In diesen Tagen weht der Geist Daehlies durch das norwegische Team, eigentlich durch das ganze Land. Die Erfolge von Northug, Svendsen, Svindal und Co. haben einen nationalen Rausch initiiert. Marit Bjöergen scheint die Schneekönigin von Vancouver zu werden. Mehr als ein Drittel des norwegischen Volkes sah am Fernsehgerät den Sieg des Biathleten Svendsen im 20-Kilometer-Lauf der Herren. Die Wikinger haben im Kampf mit Deutschland, Kanada und den USA Platz 1 der Nationenwertung im Visier und sie haben durchaus noch Trümpfe in der Hand, die stechen können. Im Langlauf mit den langen Strecken und im Ski Alpin mit den Männer-Slaloms stehen noch Entscheidungen aus, bei denen die Norweger weiter fleißig Medaillen sammeln können.

Der Erfolg ist - so sagen die Athleten dies selbst - im Teamgeist begründet.
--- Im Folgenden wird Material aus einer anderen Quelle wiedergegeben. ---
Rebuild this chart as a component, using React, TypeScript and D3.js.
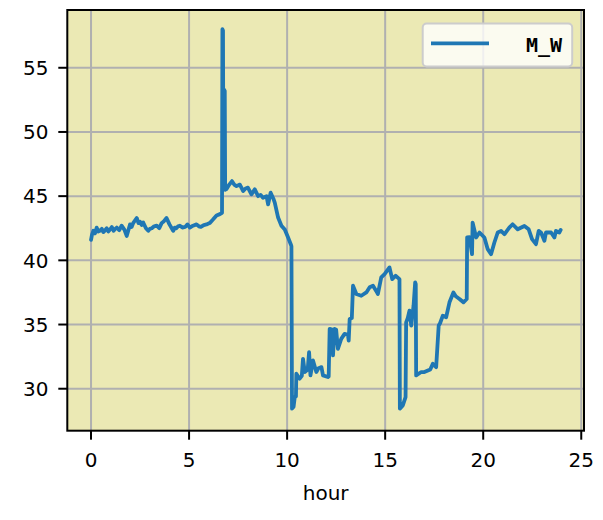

Viele Mannschaftskollegen sind privat befreundet, in Turin betätigte sich sogar Ole-Einar-Björndalen, der bei diesen Spielen bisher wider Erwarten ohne Medaille blieb, als Sponsor (!) von Emil Hegle Svendsen. In Vancouver besuchten sich die Athleten gegenseitig bei ihren Wettkämpfen. Ein anderer Aspekt ist selbstverständlich der Umstand, dass Wintersport, vor allem der nordische eine Kultur darstellt. Landschaft und Klima bringen notwendigerweise Heerscharen von Athleten hervor, der Rest ist Wahrscheinlichkeitsrechnung. In keinem anderen Land der Welt gibt es so sportbegeisterte Monarchen wie in Norwegen mit König Harald V., der am liebsten selbst die Athleten ehrt.
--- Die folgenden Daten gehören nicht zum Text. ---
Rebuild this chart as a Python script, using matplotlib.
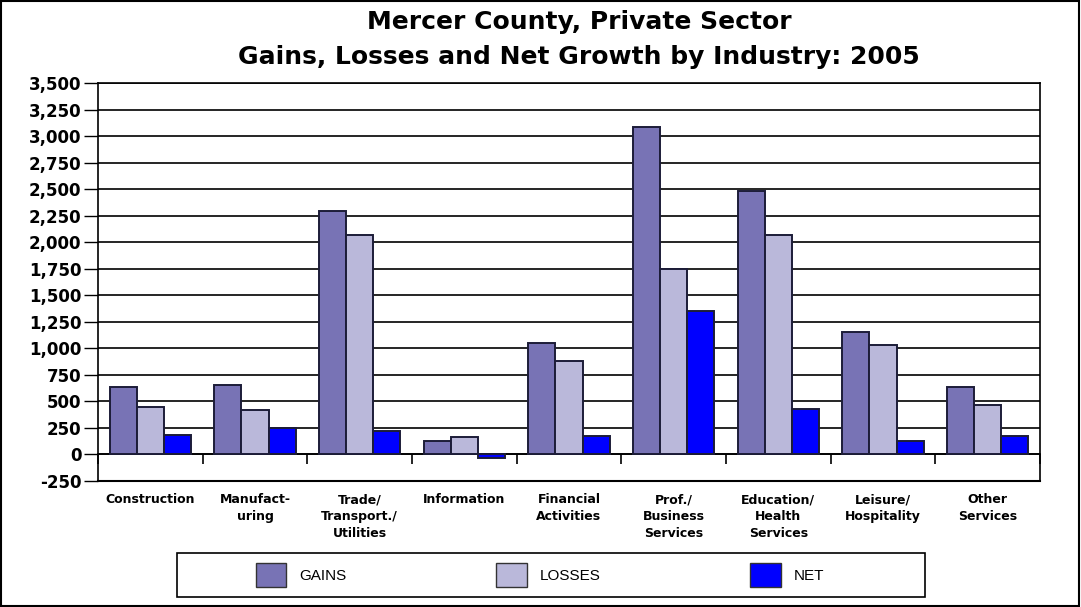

Auffallend sind bei Norwegern besondere Begleiter des Erfolgs, nämlich Freundlichkeit, Fairness und Bodenständigkeit. Die olympischen Medaillen werden ohne überhebliche Töne gefeiert und vor allem mit den Teamkollegen. Als Emil Hegle Svendsen seine Goldmedaille vor Wochen in der Öffentlichkeit prognostizierte, wurde er in den Medien ob dieser Anmaßung gerüffelt.

Überall spürt man diesen Geist von Daehlie, der letztlich aber auch nur ein Teil dieser Familie ist.